→ Stated problem
Set down, exactly as they appear, the lines from the line holding "Write the seaborn" through the line holding "from matplotlib.patches import Rectangle", inclusive; output nothing outside that range.

═══ Material supplied

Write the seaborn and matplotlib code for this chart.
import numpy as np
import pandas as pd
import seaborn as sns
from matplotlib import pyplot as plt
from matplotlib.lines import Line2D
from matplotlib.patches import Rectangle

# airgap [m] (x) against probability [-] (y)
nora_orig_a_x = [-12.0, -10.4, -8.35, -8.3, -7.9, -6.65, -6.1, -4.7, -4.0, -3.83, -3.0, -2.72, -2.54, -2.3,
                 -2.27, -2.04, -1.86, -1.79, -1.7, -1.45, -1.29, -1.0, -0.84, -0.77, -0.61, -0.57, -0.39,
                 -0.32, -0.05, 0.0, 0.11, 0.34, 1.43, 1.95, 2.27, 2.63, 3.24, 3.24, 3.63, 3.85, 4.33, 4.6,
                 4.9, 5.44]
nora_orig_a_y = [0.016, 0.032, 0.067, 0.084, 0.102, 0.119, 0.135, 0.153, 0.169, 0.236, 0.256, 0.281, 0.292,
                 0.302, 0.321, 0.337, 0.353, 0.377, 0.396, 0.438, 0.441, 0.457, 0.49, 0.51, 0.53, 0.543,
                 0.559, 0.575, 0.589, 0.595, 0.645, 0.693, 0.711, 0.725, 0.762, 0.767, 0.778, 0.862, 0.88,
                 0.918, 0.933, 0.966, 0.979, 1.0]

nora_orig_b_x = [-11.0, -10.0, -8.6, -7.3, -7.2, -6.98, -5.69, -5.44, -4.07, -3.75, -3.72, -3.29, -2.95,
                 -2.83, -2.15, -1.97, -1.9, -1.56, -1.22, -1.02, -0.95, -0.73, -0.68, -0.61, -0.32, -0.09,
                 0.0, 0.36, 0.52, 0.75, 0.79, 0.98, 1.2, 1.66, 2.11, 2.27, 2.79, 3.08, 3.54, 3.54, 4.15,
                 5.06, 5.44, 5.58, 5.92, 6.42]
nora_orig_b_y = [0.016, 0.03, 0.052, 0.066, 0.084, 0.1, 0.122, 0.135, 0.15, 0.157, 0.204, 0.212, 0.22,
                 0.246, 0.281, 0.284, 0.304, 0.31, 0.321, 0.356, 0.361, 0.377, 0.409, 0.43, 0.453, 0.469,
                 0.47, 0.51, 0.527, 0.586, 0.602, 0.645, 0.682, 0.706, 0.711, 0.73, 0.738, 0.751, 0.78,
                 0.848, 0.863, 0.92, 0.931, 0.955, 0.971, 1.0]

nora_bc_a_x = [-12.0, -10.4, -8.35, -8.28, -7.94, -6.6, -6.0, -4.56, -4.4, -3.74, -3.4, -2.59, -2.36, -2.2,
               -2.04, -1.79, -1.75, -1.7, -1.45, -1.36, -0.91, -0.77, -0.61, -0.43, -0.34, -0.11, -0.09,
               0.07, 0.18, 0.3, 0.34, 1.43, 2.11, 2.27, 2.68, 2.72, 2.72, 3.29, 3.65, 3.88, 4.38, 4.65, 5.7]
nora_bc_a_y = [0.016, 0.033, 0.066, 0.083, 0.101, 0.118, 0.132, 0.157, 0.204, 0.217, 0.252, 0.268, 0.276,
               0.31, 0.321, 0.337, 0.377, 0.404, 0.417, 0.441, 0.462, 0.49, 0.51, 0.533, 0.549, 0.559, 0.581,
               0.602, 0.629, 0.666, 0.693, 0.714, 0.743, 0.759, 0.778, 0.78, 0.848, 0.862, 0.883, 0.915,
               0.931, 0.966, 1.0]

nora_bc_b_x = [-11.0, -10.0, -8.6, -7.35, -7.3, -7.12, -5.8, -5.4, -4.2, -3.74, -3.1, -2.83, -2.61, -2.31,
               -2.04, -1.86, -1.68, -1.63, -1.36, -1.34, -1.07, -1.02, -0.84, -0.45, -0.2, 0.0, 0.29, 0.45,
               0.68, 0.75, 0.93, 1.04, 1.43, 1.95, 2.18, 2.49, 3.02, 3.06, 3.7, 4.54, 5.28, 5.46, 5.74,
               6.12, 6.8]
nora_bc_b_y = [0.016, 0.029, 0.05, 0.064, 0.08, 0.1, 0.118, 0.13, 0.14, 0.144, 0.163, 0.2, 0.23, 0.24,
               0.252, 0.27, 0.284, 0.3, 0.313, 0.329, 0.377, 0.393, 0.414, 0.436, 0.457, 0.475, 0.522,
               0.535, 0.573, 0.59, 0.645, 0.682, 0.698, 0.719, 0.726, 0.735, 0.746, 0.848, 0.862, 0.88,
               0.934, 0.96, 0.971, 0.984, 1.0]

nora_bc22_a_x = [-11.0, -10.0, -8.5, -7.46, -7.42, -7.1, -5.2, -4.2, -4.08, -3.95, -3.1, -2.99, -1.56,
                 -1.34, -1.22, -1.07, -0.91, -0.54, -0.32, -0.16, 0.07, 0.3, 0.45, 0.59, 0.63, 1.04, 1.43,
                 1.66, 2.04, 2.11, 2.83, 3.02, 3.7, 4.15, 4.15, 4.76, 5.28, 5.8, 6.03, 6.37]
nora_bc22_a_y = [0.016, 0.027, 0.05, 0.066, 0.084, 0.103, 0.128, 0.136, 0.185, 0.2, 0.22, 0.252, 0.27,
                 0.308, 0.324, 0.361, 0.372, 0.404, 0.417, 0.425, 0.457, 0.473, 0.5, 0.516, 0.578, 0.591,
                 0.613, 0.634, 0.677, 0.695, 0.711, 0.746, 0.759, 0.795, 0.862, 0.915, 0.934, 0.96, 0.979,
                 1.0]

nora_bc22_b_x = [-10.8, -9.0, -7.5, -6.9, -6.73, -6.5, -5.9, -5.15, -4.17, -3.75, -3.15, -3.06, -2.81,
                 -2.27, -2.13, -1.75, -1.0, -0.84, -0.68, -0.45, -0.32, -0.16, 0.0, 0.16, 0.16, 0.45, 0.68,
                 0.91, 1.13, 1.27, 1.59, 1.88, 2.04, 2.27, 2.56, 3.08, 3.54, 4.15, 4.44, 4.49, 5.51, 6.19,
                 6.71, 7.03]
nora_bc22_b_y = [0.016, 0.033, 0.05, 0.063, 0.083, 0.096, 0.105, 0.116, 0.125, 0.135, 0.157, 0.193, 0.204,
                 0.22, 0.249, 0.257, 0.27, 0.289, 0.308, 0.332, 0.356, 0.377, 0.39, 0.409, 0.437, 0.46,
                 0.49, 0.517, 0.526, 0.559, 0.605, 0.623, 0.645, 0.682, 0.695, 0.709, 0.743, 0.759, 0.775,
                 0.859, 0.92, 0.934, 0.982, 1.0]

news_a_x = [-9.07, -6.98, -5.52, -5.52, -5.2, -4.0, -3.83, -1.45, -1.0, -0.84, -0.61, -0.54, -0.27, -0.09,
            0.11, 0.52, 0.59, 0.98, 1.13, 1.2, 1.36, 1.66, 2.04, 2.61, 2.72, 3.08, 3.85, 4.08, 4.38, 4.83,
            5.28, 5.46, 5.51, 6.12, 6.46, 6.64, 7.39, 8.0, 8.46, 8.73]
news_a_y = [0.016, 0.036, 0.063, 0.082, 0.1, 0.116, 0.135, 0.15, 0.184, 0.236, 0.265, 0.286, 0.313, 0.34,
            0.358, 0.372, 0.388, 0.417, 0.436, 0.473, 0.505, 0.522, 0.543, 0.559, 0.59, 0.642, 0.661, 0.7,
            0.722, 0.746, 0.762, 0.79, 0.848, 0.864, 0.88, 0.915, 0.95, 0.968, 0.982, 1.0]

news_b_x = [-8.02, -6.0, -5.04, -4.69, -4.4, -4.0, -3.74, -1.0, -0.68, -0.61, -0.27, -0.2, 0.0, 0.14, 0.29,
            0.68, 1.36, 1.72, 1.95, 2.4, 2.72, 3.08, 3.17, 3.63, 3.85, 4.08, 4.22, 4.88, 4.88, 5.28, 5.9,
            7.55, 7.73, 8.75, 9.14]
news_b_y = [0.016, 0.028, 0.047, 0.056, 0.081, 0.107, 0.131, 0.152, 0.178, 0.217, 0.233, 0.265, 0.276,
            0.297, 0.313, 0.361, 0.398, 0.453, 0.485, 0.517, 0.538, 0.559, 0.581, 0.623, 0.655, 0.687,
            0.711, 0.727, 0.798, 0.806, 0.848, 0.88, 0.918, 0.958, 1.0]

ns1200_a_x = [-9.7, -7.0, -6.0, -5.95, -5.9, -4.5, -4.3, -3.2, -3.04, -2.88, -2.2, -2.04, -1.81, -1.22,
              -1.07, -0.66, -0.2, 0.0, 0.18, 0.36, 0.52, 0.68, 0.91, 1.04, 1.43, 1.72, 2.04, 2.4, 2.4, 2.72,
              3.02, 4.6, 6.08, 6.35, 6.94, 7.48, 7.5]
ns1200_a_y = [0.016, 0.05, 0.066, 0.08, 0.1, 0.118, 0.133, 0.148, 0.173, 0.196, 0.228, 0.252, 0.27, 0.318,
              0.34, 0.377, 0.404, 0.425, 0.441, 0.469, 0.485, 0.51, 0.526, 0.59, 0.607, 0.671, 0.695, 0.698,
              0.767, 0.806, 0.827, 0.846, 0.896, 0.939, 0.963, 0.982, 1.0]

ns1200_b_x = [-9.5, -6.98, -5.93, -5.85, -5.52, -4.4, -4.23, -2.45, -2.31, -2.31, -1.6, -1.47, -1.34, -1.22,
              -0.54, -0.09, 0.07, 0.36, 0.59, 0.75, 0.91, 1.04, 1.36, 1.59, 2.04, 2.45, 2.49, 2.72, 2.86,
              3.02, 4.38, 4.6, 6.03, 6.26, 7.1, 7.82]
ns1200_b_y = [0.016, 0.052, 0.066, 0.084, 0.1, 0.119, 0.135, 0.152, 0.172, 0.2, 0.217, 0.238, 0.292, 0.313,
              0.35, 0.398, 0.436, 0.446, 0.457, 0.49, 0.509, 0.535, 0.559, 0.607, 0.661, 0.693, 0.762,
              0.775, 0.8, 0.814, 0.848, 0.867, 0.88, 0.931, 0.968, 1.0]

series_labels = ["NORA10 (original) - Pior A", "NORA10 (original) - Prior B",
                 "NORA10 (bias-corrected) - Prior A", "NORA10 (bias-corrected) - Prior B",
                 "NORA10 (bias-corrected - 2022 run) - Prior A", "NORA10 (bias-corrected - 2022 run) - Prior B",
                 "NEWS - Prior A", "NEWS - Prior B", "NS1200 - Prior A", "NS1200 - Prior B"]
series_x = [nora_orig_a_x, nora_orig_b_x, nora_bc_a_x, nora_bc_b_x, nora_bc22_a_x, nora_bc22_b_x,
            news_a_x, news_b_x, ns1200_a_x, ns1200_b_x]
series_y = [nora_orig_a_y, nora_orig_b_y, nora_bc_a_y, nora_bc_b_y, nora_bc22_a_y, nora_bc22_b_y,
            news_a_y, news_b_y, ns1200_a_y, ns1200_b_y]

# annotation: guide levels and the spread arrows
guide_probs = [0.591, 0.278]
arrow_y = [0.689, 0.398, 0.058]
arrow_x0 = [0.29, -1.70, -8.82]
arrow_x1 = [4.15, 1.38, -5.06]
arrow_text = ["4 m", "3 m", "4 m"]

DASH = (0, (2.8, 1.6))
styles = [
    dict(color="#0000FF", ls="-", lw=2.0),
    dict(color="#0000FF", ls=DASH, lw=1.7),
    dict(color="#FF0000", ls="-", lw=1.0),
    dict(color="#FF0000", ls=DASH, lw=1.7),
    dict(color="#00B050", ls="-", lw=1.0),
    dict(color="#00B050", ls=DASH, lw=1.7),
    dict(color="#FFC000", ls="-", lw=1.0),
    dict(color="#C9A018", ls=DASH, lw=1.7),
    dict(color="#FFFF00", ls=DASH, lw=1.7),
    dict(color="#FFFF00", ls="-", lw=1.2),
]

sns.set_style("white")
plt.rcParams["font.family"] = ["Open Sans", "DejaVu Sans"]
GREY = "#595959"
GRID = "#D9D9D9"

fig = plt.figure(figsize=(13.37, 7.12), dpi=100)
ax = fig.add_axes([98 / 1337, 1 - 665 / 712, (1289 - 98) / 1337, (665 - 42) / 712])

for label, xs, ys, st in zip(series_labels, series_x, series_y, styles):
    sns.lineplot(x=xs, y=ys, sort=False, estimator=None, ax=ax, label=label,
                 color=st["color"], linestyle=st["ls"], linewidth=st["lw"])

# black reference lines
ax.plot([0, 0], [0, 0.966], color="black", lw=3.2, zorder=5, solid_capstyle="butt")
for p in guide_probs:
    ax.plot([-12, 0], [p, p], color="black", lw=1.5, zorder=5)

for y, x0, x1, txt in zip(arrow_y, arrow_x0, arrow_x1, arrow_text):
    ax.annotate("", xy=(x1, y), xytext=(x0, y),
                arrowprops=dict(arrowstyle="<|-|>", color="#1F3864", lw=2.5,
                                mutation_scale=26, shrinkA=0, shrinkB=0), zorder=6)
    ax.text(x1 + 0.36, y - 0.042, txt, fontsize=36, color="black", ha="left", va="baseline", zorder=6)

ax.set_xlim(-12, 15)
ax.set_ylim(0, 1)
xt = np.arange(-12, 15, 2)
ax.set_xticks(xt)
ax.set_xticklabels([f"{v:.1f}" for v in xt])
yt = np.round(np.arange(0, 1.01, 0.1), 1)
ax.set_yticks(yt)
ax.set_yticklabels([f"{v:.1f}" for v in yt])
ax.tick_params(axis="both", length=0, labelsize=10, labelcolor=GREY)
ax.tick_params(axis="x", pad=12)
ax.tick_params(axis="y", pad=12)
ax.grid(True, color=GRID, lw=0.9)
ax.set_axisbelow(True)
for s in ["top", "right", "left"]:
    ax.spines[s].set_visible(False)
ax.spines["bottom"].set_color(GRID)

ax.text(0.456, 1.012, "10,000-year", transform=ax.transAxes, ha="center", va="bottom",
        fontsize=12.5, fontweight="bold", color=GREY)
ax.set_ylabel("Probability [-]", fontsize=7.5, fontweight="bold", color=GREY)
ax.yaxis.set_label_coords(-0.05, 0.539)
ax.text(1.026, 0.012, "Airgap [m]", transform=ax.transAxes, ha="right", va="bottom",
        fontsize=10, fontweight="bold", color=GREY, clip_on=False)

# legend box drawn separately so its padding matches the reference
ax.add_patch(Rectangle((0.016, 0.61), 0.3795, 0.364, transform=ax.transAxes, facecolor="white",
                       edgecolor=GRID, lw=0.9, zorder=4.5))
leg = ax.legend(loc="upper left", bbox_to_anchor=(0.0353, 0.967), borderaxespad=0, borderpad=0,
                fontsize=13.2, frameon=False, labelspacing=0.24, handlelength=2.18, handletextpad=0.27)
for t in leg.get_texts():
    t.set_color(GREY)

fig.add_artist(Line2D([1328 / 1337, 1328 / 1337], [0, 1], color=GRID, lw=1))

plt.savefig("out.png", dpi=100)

══════
═══ Material supplied

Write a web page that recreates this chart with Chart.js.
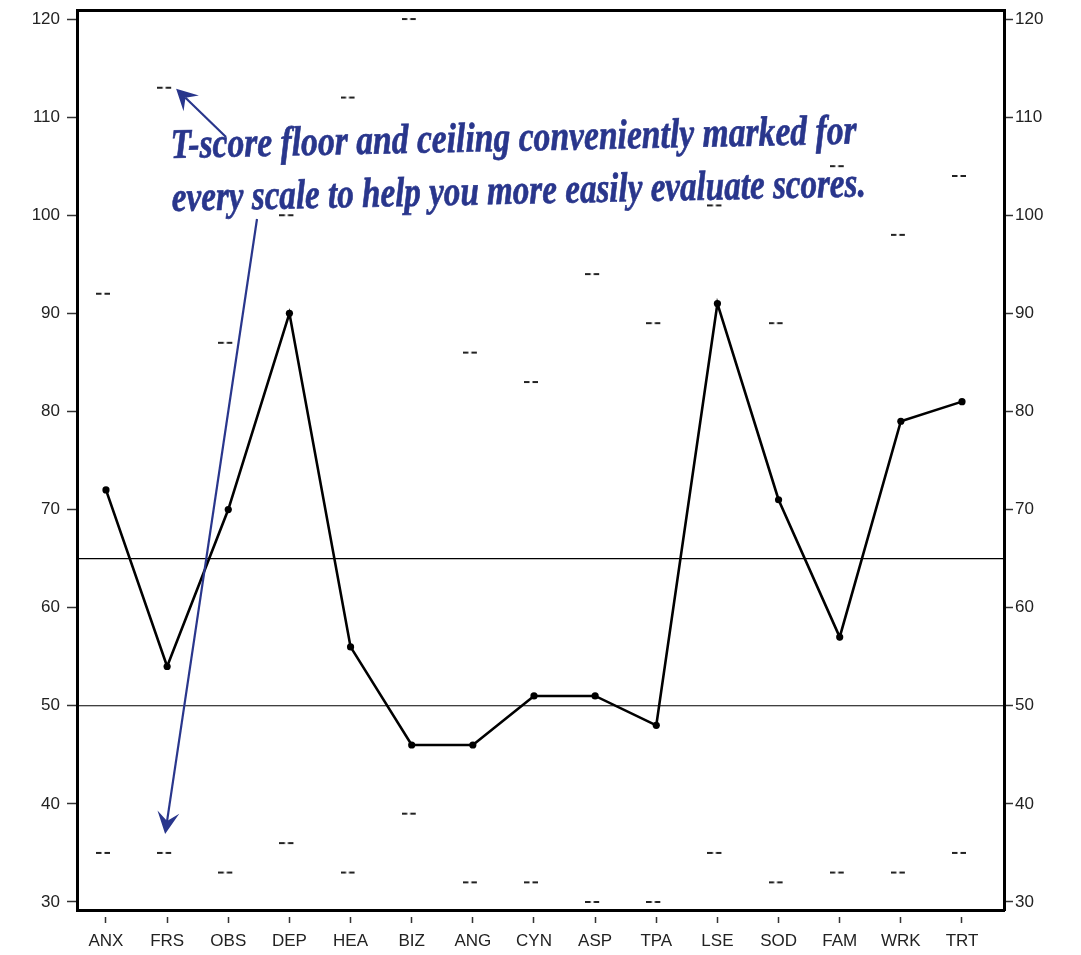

══════
═══ Material supplied

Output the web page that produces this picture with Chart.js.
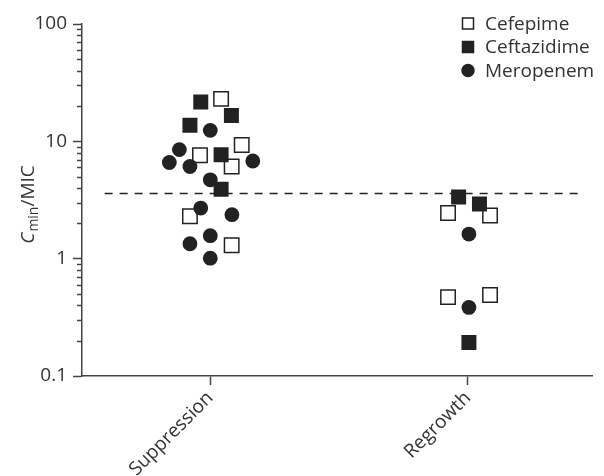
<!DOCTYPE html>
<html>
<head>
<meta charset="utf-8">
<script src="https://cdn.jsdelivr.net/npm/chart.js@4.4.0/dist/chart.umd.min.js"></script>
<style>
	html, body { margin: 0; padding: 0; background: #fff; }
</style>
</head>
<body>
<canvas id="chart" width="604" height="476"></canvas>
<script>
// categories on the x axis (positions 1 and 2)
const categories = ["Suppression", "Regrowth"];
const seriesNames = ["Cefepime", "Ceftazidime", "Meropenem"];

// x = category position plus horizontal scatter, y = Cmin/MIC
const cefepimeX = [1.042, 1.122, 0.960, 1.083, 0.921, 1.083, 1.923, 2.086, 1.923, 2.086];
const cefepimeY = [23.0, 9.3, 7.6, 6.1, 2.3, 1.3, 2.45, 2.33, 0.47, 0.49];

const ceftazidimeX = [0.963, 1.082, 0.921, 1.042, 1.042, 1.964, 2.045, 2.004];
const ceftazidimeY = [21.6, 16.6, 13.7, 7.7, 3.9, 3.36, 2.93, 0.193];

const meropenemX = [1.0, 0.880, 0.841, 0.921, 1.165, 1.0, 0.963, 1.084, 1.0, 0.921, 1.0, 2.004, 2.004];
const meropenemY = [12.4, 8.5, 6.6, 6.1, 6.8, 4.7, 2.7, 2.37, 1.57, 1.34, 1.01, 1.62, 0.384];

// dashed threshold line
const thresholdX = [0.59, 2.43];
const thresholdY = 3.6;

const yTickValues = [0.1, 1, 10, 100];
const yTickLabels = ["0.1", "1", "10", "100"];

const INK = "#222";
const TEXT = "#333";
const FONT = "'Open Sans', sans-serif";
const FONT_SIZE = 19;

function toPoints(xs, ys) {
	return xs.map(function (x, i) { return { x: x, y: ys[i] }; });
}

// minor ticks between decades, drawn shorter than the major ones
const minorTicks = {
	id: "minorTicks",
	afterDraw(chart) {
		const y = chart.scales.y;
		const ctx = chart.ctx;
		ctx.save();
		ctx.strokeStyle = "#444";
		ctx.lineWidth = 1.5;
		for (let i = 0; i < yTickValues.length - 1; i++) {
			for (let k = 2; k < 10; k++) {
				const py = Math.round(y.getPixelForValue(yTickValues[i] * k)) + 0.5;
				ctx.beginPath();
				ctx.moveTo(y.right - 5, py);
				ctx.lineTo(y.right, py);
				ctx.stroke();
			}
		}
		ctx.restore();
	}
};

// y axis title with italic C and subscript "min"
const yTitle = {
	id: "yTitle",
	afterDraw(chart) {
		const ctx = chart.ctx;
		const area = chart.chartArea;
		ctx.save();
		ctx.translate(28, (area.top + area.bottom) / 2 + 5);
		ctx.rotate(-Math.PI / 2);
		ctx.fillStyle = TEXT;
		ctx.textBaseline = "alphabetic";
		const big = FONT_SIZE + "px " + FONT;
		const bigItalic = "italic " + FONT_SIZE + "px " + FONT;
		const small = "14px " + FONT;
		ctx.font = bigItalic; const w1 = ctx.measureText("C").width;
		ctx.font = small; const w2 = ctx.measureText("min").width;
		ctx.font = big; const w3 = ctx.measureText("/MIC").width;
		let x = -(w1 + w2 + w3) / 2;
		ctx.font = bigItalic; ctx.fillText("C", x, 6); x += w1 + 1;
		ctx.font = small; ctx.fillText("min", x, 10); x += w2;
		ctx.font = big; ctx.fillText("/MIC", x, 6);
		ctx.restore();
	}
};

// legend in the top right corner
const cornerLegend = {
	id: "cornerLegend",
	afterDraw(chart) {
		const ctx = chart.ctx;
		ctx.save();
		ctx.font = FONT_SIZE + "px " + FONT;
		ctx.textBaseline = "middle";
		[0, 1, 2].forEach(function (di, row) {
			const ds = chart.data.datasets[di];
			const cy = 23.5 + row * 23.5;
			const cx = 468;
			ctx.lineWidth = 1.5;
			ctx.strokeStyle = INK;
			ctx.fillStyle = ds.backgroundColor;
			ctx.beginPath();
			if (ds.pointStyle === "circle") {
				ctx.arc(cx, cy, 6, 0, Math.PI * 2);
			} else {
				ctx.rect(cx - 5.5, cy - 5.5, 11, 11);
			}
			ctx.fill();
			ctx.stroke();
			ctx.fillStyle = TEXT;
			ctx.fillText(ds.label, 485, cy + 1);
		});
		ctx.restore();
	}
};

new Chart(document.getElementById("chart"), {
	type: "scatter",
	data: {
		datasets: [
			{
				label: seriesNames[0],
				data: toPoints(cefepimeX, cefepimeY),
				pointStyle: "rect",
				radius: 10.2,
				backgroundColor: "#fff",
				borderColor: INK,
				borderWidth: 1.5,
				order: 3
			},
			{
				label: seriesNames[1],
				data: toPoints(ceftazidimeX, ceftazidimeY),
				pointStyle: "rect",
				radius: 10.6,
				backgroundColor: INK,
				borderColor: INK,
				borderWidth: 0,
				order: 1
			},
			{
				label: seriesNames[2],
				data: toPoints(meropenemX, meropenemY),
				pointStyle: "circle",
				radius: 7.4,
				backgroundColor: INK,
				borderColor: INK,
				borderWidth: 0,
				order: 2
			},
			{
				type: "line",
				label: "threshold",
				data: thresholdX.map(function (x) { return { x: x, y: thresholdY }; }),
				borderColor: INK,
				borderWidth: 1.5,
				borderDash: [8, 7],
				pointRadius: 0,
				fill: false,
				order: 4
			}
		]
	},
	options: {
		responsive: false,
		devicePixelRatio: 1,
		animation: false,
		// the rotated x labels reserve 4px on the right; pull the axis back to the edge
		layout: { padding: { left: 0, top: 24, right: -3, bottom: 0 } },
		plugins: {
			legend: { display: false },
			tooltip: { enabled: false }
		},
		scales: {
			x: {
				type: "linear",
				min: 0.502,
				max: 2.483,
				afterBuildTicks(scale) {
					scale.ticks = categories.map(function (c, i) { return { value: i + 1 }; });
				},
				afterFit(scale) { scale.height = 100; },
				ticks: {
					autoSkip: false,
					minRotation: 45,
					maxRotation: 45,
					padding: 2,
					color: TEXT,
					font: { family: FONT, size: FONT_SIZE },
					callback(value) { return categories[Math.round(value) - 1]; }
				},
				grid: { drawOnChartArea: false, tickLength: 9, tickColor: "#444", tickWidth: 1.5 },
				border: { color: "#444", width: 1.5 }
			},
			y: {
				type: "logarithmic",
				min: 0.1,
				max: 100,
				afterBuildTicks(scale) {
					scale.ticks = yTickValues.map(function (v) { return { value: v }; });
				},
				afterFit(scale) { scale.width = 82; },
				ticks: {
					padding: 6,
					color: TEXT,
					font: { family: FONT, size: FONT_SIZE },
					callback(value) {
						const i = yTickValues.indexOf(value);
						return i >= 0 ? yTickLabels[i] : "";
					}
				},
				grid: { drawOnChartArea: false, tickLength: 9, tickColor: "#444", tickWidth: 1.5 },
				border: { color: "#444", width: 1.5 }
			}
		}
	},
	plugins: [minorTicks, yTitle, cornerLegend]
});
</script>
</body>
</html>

══════

→ The solution
Write the seaborn and matplotlib code for this chart.
import numpy as np
import pandas as pd
import seaborn as sns
from matplotlib import pyplot as plt
from matplotlib.lines import Line2D
from matplotlib.patches import Rectangle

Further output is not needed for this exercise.